As to the determination of the time of dispatch, see Article 2.1.8 and the Comment thereto.
2. Irrevocable offers
Paragraph (2) provides for two important exceptions to the general rule as to the revocability of offers: (i) where the offer contains an indication that it is irrevocable and (ii) where the offeree, having other good reasons to treat the offer as being irrevocable, has acted in reliance on that offer.
a. Indication of irrevocability contained in the offer
The indication that the offer is irrevocable may be made in different ways, the most direct and clear of which is an express statement to that effect by the offeror (e.g. “This is a firm offer”; “We shall stand by our offer until we receive your answer”). It may, however, simply be inferred from other statements by, or conduct of, the offeror. The indication of a fixed time for acceptance may, but need not necessarily, amount by itself to an implicit indication of an irrevocable offer. The answer must be found in each case through a proper interpretation of the terms of the offer in accordance with the various criteria laid down in the general rules on interpretation in Chapter 4. In general, if the offeror operates within a legal system where the fixing of a time for acceptance is considered to indicate irrevocability, it may be assumed that by specifying such a fixed time the offeror intends to make an irrevocable offer. If, on the other hand, the offeror operates in a legal system where the fixing of a time for acceptance is not sufficient to indicate irrevocability, the offeror will not normally have had such an intention.
1. A, a travel agency, informs a client of a cruise in its brochure for the coming New Year holidays. It urges the client to book within the next three days, adding that after that date there will probably be no more places left. This statement by itself will not be considered to indicate that the offer is irrevocable during the first three days.
2. A invites B to submit a written offer of the terms on which B is prepared to construct a building.

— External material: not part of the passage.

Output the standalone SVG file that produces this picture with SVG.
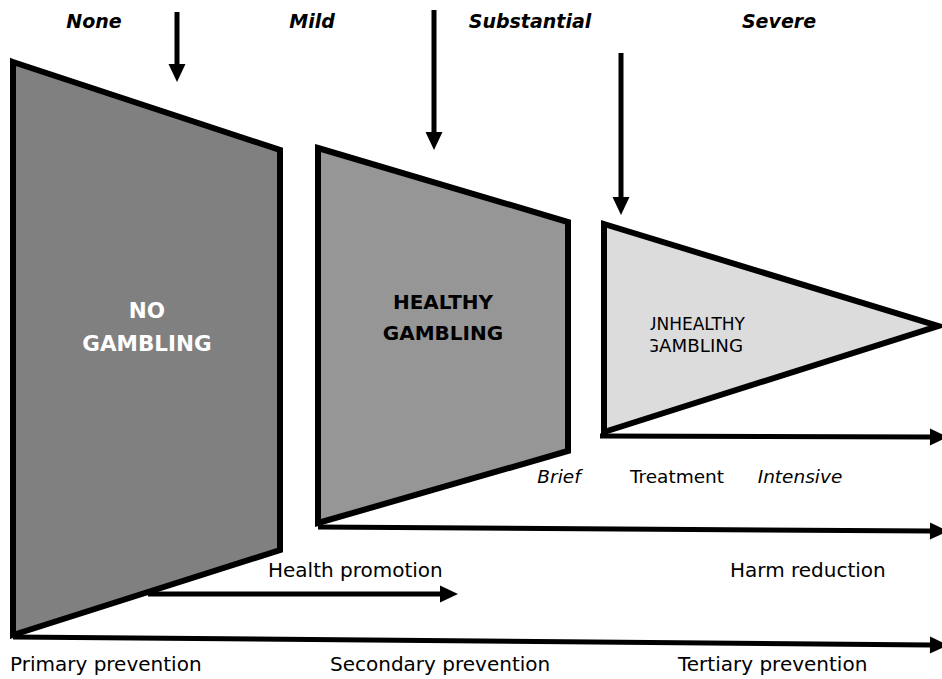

B presents a detailed offer containing the statement “Price and other conditions are not good after 1 September”. If A and B operate within a legal system where such a statement is considered to be an indication that the offer is irrevocable until the specified date, B can expect the offer to be understood as being irrevocable. The same may not necessarily be the case if the offeree operates in a legal system where such a statement is not considered as being sufficient to indicate that the offer is irrevocable.
b. Reliance by offeree on irrevocability of offer
The second exception to the general rule regarding the revocability of offers, i.e. where “it was reasonable for the offeree to rely on the offer as being irrevocable”, and “the offeree has acted in reliance on the offer”, is an application of the general principle prohibiting
inconsistent behaviour laid down in Article 1.8. The reasonable reliance of the offeree may have been induced either by the conduct of the offeror, or by the nature of the offer itself (e.g. an offer whose acceptance requires extensive and costly investigation on the part of the offeree or an offer made with a view to permitting the offeree in turn to make an offer to a third party). The acts which the offeree must have performed in reliance on the offer may consist in making preparations for production, buying or hiring of materials or equipment, incurring expenses etc., provided that such acts could have been regarded as normal in the trade concerned, or should otherwise have been foreseen by, or known to, the offeror.
3. A, an antique dealer, asks B to restore ten paintings on condition that the work is completed within three months and that the price does not exceed a specific amount. B informs A that, so as to know whether or not to accept the offer, B finds it necessary to begin work on one painting and will then give a definite answer within five days. A agrees, and B, relying on A’s offer, begins work immediately. A may not revoke the offer during those five days.
4. A seeks an offer from B for incorporation in a bid on a project to be assigned within a stated time. B submits an offer on which A relies when calculating the price of the bid. Before the expiry of the date, but after A has made the bid, B informs A that it is no longer willing to stand by its offer. B’s offer is irrevocable until the stated date since in making its bid A relied on B’s offer.